Objective:
Emit the data below verbatim, stripping out any pictures.

══════════

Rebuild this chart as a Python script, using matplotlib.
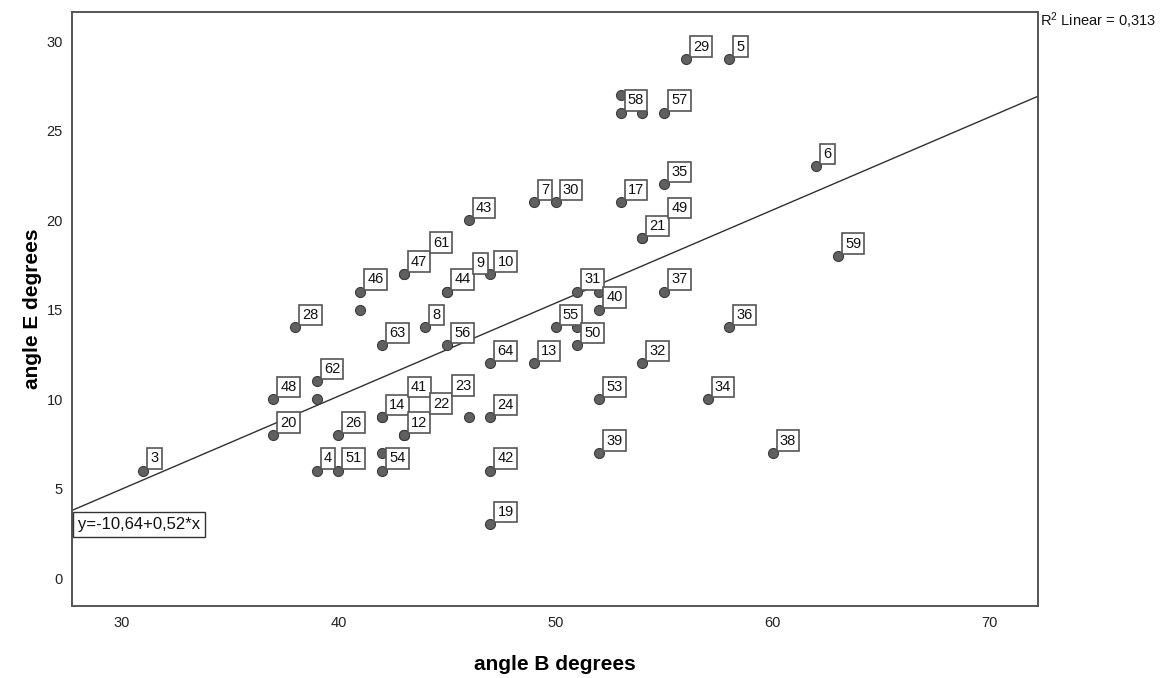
import matplotlib
matplotlib.use("Agg")
import matplotlib.pyplot as plt
import numpy as np

plt.rcParams['font.family'] = ['Liberation Sans', 'DejaVu Sans']
plt.rcParams['mathtext.fontset'] = 'custom'
plt.rcParams['mathtext.rm'] = 'Liberation Sans'
plt.rcParams['mathtext.default'] = 'regular'

# case labels ('' = label hidden in the original because of overlap)
case_labels = ['3', '4', '51', '54', '', '20', '48', '62', '', '26',
               '28', '46', '', '63', '14', '41', '12', '22', '23', '47',
               '61', '8', '44', '9', '56', '43', '', '10', '64', '24',
               '42', '19', '13', '7', '30', '55', '31', '', '50', '',
               '40', '53', '39', '17', '58', '', '', '21', '49', '32',
               '57', '35', '37', '29', '34', '5', '36', '38', '6', '59']
angle_b = [31, 39, 40, 42, 42, 37, 37, 39, 39, 40,
           38, 41, 41, 42, 42, 42, 43, 43, 43, 43,
           43, 44, 45, 45, 45, 46, 46, 47, 47, 47,
           47, 47, 49, 49, 50, 50, 51, 51, 51, 52,
           52, 52, 52, 53, 53, 53, 54, 54, 54, 54,
           55, 55, 55, 56, 57, 58, 58, 60, 62, 63]
angle_e = [6, 6, 6, 6, 7, 8, 10, 11, 10, 8,
           14, 16, 15, 13, 9, 9, 8, 8, 8, 17,
           17, 14, 16, 16, 13, 20, 9, 17, 12, 9,
           6, 3, 12, 21, 21, 14, 16, 14, 13, 16,
           15, 10, 7, 21, 26, 27, 26, 19, 19, 12,
           26, 22, 16, 29, 10, 29, 14, 7, 23, 18]

# fit line as printed on the chart
intercept = -10.64
slope = 0.52
r2_linear = 0.313

x_ticks = [30, 40, 50, 60, 70]
y_ticks = [0, 5, 10, 15, 20, 25, 30]

# labels that SPSS pushed away from their point (pixel offsets of box corner)
label_shift = {'9': (26, 18), '61': (26, 21), '49': (26, 20),
               '41': (26, 20), '22': (26, 21), '23': (48, 39)}

fig = plt.figure(figsize=(11.72, 6.78), dpi=100)
ax = fig.add_axes([72 / 1172, 1 - 606 / 678, 966 / 1172, 594 / 678])
ax.set_xlim(27.73, 72.22)
ax.set_ylim(-1.56, 31.62)

# regression line
xs = np.array(ax.get_xlim())
ax.plot(xs, intercept + slope * xs, color='#303030', lw=1.0, zorder=2)

ax.scatter(angle_b, angle_e, s=52, facecolor='#606060', edgecolor='#3c3c3c',
           linewidths=0.8, zorder=3)

px = 72 / 100  # pixels -> points
lab_size = 10.5
lab_pad = 0.22
pad_px = lab_pad * lab_size / px
for lab, xv, yv in zip(case_labels, angle_b, angle_e):
    if not lab:
        continue
    dx, dy = label_shift.get(lab, (4, 2))
    ax.annotate(lab, (xv, yv), xytext=((dx + pad_px) * px, (dy + pad_px) * px),
                textcoords='offset points', ha='left', va='bottom',
                fontsize=lab_size, color='#111111', zorder=4,
                bbox=dict(boxstyle=f'square,pad={lab_pad}', fc='white',
                          ec='#555555', lw=1.2))

# equation box at the left end of the line
x0 = ax.get_xlim()[0]
ax.annotate(f"y={intercept:.2f}+{slope:.2f}*x".replace('.', ','),
            (x0, intercept + slope * x0), xytext=(4, -4.5),
            textcoords='offset points', ha='left', va='top',
            fontsize=12, color='#111111', zorder=4,
            bbox=dict(boxstyle='square,pad=0.3', fc='white', ec='#333333', lw=1.0))

ax.text(1.002, 0.985, f"R$^{{2}}$ Linear = {r2_linear:.3f}".replace('.', ','),
        transform=ax.transAxes, ha='left', va='center', fontsize=10.5, color='#111111')

ax.set_xticks(x_ticks)
ax.set_yticks(y_ticks)
ax.tick_params(length=0, labelsize=10.5, labelcolor='#222222')
ax.tick_params(axis='x', pad=7.5)
ax.tick_params(axis='y', pad=6.5)
for sp in ax.spines.values():
    sp.set_color('#555555')
    sp.set_linewidth(1.4)

ax.set_xlabel('angle B degrees', fontsize=15, fontweight='bold', va='center')
ax.set_ylabel('angle E degrees', fontsize=15, fontweight='bold', va='center')
ax.xaxis.set_label_coords(0.5, -0.099)
ax.yaxis.set_label_coords(-0.041, 0.5)

fig.savefig('out.png', dpi=100)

══════════

Solution to this exercise:
Rebuild this chart as a Python script, using matplotlib.
import matplotlib
matplotlib.use("Agg")
import matplotlib.pyplot as plt
import numpy as np

plt.rcParams['font.family'] = ['Liberation Sans', 'DejaVu Sans']
plt.rcParams['mathtext.fontset'] = 'custom'
plt.rcParams['mathtext.rm'] = 'Liberation Sans'
plt.rcParams['mathtext.default'] = 'regular'

# case labels ('' = label hidden in the original because of overlap)
case_labels = ['3', '4', '51', '54', '', '20', '48', '62', '', '26',
               '28', '46', '', '63', '14', '41', '12', '22', '23', '47',
               '61', '8', '44', '9', '56', '43', '', '10', '64', '24',
               '42', '19', '13', '7', '30', '55', '31', '', '50', '',
               '40', '53', '39', '17', '58', '', '', '21', '49', '32',
               '57', '35', '37', '29', '34', '5', '36', '38', '6', '59']
angle_b = [31, 39, 40, 42, 42, 37, 37, 39, 39, 40,
           38, 41, 41, 42, 42, 42, 43, 43, 43, 43,
           43, 44, 45, 45, 45, 46, 46, 47, 47, 47,
           47, 47, 49, 49, 50, 50, 51, 51, 51, 52,
           52, 52, 52, 53, 53, 53, 54, 54, 54, 54,
           55, 55, 55, 56, 57, 58, 58, 60, 62, 63]
angle_e = [6, 6, 6, 6, 7, 8, 10, 11, 10, 8,
           14, 16, 15, 13, 9, 9, 8, 8, 8, 17,
           17, 14, 16, 16, 13, 20, 9, 17, 12, 9,
           6, 3, 12, 21, 21, 14, 16, 14, 13, 16,
           15, 10, 7, 21, 26, 27, 26, 19, 19, 12,
           26, 22, 16, 29, 10, 29, 14, 7, 23, 18]

# fit line as printed on the chart
intercept = -10.64
slope = 0.52
r2_linear = 0.313

x_ticks = [30, 40, 50, 60, 70]
y_ticks = [0, 5, 10, 15, 20, 25, 30]

# labels that SPSS pushed away from their point (pixel offsets of box corner)
label_shift = {'9': (26, 18), '61': (26, 21), '49': (26, 20),
               '41': (26, 20), '22': (26, 21), '23': (48, 39)}

fig = plt.figure(figsize=(11.72, 6.78), dpi=100)
ax = fig.add_axes([72 / 1172, 1 - 606 / 678, 966 / 1172, 594 / 678])
ax.set_xlim(27.73, 72.22)
ax.set_ylim(-1.56, 31.62)

# regression line
xs = np.array(ax.get_xlim())
ax.plot(xs, intercept + slope * xs, color='#303030', lw=1.0, zorder=2)

ax.scatter(angle_b, angle_e, s=52, facecolor='#606060', edgecolor='#3c3c3c',
           linewidths=0.8, zorder=3)

px = 72 / 100  # pixels -> points
lab_size = 10.5
lab_pad = 0.22
pad_px = lab_pad * lab_size / px
for lab, xv, yv in zip(case_labels, angle_b, angle_e):
    if not lab:
        continue
    dx, dy = label_shift.get(lab, (4, 2))
    ax.annotate(lab, (xv, yv), xytext=((dx + pad_px) * px, (dy + pad_px) * px),
                textcoords='offset points', ha='left', va='bottom',
                fontsize=lab_size, color='#111111', zorder=4,
                bbox=dict(boxstyle=f'square,pad={lab_pad}', fc='white',
                          ec='#555555', lw=1.2))

# equation box at the left end of the line
x0 = ax.get_xlim()[0]
ax.annotate(f"y={intercept:.2f}+{slope:.2f}*x".replace('.', ','),
            (x0, intercept + slope * x0), xytext=(4, -4.5),
            textcoords='offset points', ha='left', va='top',
            fontsize=12, color='#111111', zorder=4,
            bbox=dict(boxstyle='square,pad=0.3', fc='white', ec='#333333', lw=1.0))

ax.text(1.002, 0.985, f"R$^{{2}}$ Linear = {r2_linear:.3f}".replace('.', ','),
        transform=ax.transAxes, ha='left', va='center', fontsize=10.5, color='#111111')

ax.set_xticks(x_ticks)
ax.set_yticks(y_ticks)
ax.tick_params(length=0, labelsize=10.5, labelcolor='#222222')
ax.tick_params(axis='x', pad=7.5)
ax.tick_params(axis='y', pad=6.5)
for sp in ax.spines.values():
    sp.set_color('#555555')
    sp.set_linewidth(1.4)

ax.set_xlabel('angle B degrees', fontsize=15, fontweight='bold', va='center')
ax.set_ylabel('angle E degrees', fontsize=15, fontweight='bold', va='center')
ax.xaxis.set_label_coords(0.5, -0.099)
ax.yaxis.set_label_coords(-0.041, 0.5)

fig.savefig('out.png', dpi=100)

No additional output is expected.